__Exercise details__
Could you transcribe every record below exactly as written, leaving out any pictures?

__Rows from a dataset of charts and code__
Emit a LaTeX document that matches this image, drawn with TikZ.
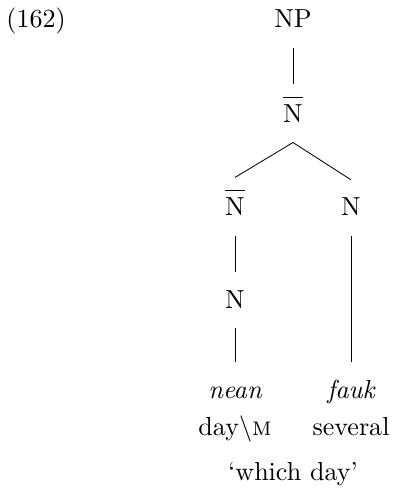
\documentclass[tikz,border=0pt,11pt]{standalone}
\usepackage{amsmath}
\usepackage{tikz}
\usetikzlibrary{positioning}
\newcommand{\barN}{\leavevmode\rlap{\rule[10.6pt]{8.3pt}{0.45pt}}N}
\tikzset{
  cat/.style  = {anchor=base, inner xsep=2pt, inner ysep=8pt,
                 text height=7pt, text depth=0pt},
  catb/.style = {cat, text height=8pt},
  leaf/.style = {cat, font=\itshape},
  gls/.style  = {anchor=base, inner sep=1pt},
  br/.style   = {draw, line width=0.35pt}
}
\begin{document}
\begin{tikzpicture}[x=0.42pt, y=-0.42pt]
  \useasboundingbox (0,0) rectangle (394,494);
  \node[anchor=base west, inner sep=0pt] (exno) at (6,28) {(162)};
  \node[cat]  (np)    at (293,28)  {NP};
  \node[catb] (nbar)  at (293,123) {\barN};
  \node[catb] (nbarl) at (235,216) {\barN};
  \node[cat]  (nr)    at (351,216) {N};
  \node[cat]  (nl)    at (235,308) {N};
  \node[leaf] (nean)  at (235,398) {nean};
  \node[leaf] (fauk)  at (351,398) {fauk};
  \node[gls]  (gday)  at (235,435) {day\textbackslash\textsc{m}};
  \node[gls]  (gsev)  at (351,435) {several};
  \node[gls]  (trans) at (293,480) {`which day'};
  \draw[br] (np.south) -- (nbar.north);
  \draw[br] (nbar.south) -- (nbarl.north);
  \draw[br] (nbar.south) -- (nr.north);
  \draw[br] (nbarl.south) -- (nl.north);
  \draw[br] (nl.south) -- (nean.north);
  \draw[br] (nr.south) -- (fauk.north);
\end{tikzpicture}
\end{document}
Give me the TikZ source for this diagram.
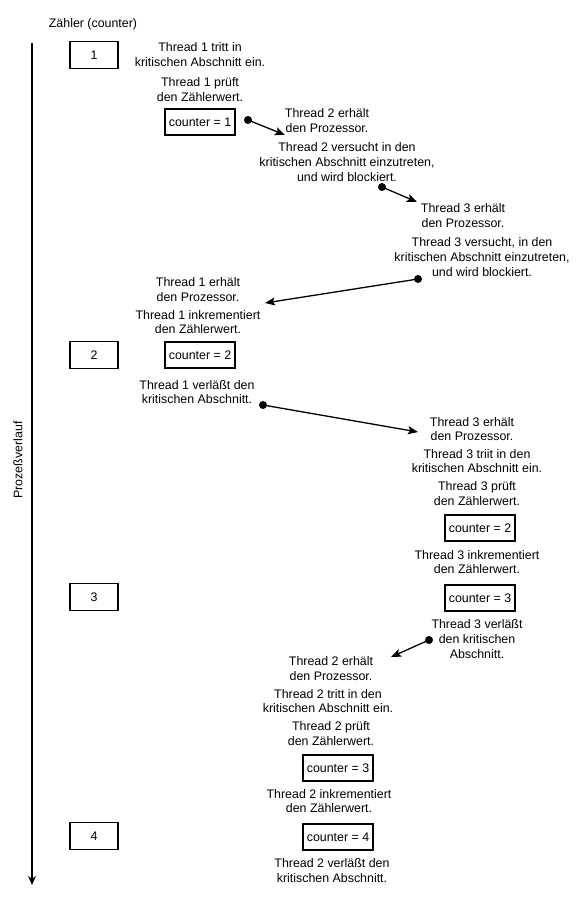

__Written answer__
Emit a LaTeX document that matches this image, drawn with TikZ.
\documentclass[tikz,border=0pt,11pt]{standalone}
\usepackage{amsmath}
\usepackage{tikz}
\usetikzlibrary{positioning}
\newcommand{\barN}{\leavevmode\rlap{\rule[10.6pt]{8.3pt}{0.45pt}}N}
\tikzset{
  cat/.style  = {anchor=base, inner xsep=2pt, inner ysep=8pt,
                 text height=7pt, text depth=0pt},
  catb/.style = {cat, text height=8pt},
  leaf/.style = {cat, font=\itshape},
  gls/.style  = {anchor=base, inner sep=1pt},
  br/.style   = {draw, line width=0.35pt}
}
\begin{document}
\begin{tikzpicture}[x=0.42pt, y=-0.42pt]
  \useasboundingbox (0,0) rectangle (394,494);
  \node[anchor=base west, inner sep=0pt] (exno) at (6,28) {(162)};
  \node[cat]  (np)    at (293,28)  {NP};
  \node[catb] (nbar)  at (293,123) {\barN};
  \node[catb] (nbarl) at (235,216) {\barN};
  \node[cat]  (nr)    at (351,216) {N};
  \node[cat]  (nl)    at (235,308) {N};
  \node[leaf] (nean)  at (235,398) {nean};
  \node[leaf] (fauk)  at (351,398) {fauk};
  \node[gls]  (gday)  at (235,435) {day\textbackslash\textsc{m}};
  \node[gls]  (gsev)  at (351,435) {several};
  \node[gls]  (trans) at (293,480) {`which day'};
  \draw[br] (np.south) -- (nbar.north);
  \draw[br] (nbar.south) -- (nbarl.north);
  \draw[br] (nbar.south) -- (nr.north);
  \draw[br] (nbarl.south) -- (nl.north);
  \draw[br] (nl.south) -- (nean.north);
  \draw[br] (nr.south) -- (fauk.north);
\end{tikzpicture}
\end{document}
Give me the TikZ source for this diagram.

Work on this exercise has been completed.